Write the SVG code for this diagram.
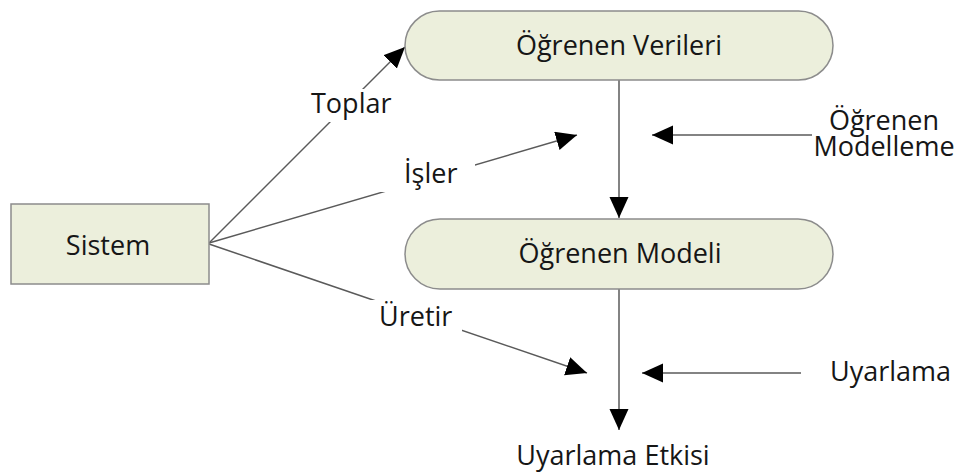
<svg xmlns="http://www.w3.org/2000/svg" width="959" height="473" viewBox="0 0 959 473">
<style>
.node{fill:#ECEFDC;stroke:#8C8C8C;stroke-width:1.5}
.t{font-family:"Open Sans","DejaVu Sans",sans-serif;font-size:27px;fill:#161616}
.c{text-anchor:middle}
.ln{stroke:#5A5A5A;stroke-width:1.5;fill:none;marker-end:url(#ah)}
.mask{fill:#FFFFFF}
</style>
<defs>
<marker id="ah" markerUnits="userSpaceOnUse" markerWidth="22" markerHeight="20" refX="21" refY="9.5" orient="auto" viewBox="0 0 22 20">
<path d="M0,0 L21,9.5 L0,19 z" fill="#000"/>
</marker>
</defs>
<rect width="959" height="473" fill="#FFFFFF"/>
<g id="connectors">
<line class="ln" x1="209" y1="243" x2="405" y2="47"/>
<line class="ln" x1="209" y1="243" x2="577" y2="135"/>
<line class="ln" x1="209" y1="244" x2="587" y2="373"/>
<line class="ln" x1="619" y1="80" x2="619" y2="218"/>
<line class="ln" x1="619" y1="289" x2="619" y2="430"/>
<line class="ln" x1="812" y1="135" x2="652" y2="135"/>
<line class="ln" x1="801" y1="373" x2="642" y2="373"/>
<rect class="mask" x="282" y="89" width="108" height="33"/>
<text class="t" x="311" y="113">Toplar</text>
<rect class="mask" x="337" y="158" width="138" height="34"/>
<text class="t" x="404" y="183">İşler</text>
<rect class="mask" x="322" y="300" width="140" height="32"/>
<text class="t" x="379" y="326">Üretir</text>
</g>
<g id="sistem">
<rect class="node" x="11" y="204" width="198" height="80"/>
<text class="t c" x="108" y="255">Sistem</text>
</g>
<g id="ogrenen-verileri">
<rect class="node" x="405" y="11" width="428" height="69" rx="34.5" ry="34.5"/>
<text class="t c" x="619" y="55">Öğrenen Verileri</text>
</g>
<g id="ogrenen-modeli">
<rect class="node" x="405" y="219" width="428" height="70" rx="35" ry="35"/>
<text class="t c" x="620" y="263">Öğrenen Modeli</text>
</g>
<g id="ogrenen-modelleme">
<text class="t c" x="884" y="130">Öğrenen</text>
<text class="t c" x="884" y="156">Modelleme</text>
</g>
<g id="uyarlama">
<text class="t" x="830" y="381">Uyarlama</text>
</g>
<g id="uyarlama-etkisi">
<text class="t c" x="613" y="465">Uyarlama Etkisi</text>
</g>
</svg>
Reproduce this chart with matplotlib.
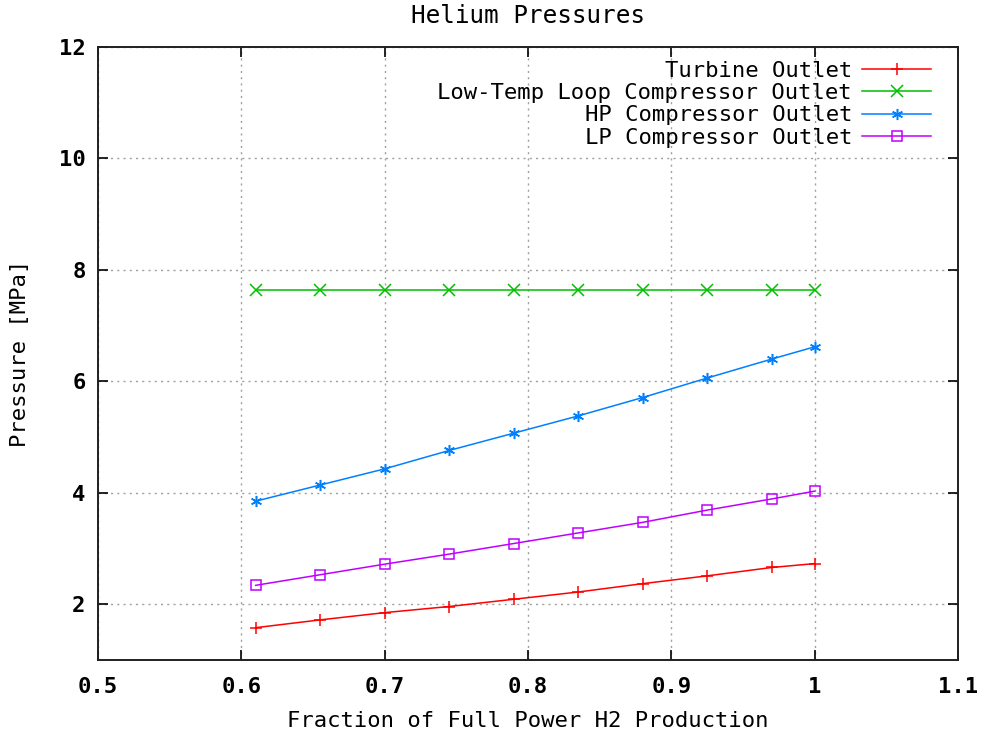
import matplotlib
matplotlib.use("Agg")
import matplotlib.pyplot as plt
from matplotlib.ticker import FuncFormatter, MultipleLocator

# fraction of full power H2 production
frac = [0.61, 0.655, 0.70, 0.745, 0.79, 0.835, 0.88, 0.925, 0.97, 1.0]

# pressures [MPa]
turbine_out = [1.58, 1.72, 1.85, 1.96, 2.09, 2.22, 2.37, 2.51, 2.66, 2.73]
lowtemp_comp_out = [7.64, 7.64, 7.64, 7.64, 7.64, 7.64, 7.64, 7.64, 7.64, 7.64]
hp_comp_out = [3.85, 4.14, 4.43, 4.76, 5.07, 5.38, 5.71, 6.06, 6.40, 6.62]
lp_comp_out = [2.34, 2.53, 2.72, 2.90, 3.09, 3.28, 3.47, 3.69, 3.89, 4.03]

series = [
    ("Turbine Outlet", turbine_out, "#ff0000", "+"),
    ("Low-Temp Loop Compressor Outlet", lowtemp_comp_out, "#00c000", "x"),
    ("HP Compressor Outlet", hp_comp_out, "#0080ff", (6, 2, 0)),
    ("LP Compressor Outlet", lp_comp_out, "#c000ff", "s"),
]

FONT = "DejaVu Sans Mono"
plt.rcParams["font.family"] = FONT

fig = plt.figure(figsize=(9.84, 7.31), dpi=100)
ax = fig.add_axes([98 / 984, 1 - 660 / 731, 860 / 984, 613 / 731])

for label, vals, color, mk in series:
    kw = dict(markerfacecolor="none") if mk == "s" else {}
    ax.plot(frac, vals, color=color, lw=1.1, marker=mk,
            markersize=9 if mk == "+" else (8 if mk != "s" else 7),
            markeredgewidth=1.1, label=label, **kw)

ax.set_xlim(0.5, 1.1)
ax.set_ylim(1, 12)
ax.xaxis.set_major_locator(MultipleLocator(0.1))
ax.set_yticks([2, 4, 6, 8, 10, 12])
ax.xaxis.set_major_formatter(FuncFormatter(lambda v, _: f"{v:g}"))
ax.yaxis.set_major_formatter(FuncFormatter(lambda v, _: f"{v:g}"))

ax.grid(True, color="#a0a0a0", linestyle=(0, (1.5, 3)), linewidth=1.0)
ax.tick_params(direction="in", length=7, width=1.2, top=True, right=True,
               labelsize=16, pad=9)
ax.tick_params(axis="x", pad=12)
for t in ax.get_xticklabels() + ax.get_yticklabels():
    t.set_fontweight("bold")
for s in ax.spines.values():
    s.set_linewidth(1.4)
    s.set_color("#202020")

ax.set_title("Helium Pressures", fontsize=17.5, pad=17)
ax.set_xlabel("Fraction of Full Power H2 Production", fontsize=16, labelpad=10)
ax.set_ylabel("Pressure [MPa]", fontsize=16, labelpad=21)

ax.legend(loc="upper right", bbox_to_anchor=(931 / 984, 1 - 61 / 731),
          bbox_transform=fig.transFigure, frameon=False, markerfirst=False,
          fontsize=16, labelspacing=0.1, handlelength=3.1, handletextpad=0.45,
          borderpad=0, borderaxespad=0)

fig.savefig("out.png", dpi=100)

* * *

Stated task -> Keep the pictures out, and extract only the lines that begin at the one containing "Reproduce this chart with matplotlib." and end at the one containing "0.925, 0.97, 1.0]", inclusive.

Completed task ->
Reproduce this chart with matplotlib.
import matplotlib
matplotlib.use("Agg")
import matplotlib.pyplot as plt
from matplotlib.ticker import FuncFormatter, MultipleLocator

# fraction of full power H2 production
frac = [0.61, 0.655, 0.70, 0.745, 0.79, 0.835, 0.88, 0.925, 0.97, 1.0]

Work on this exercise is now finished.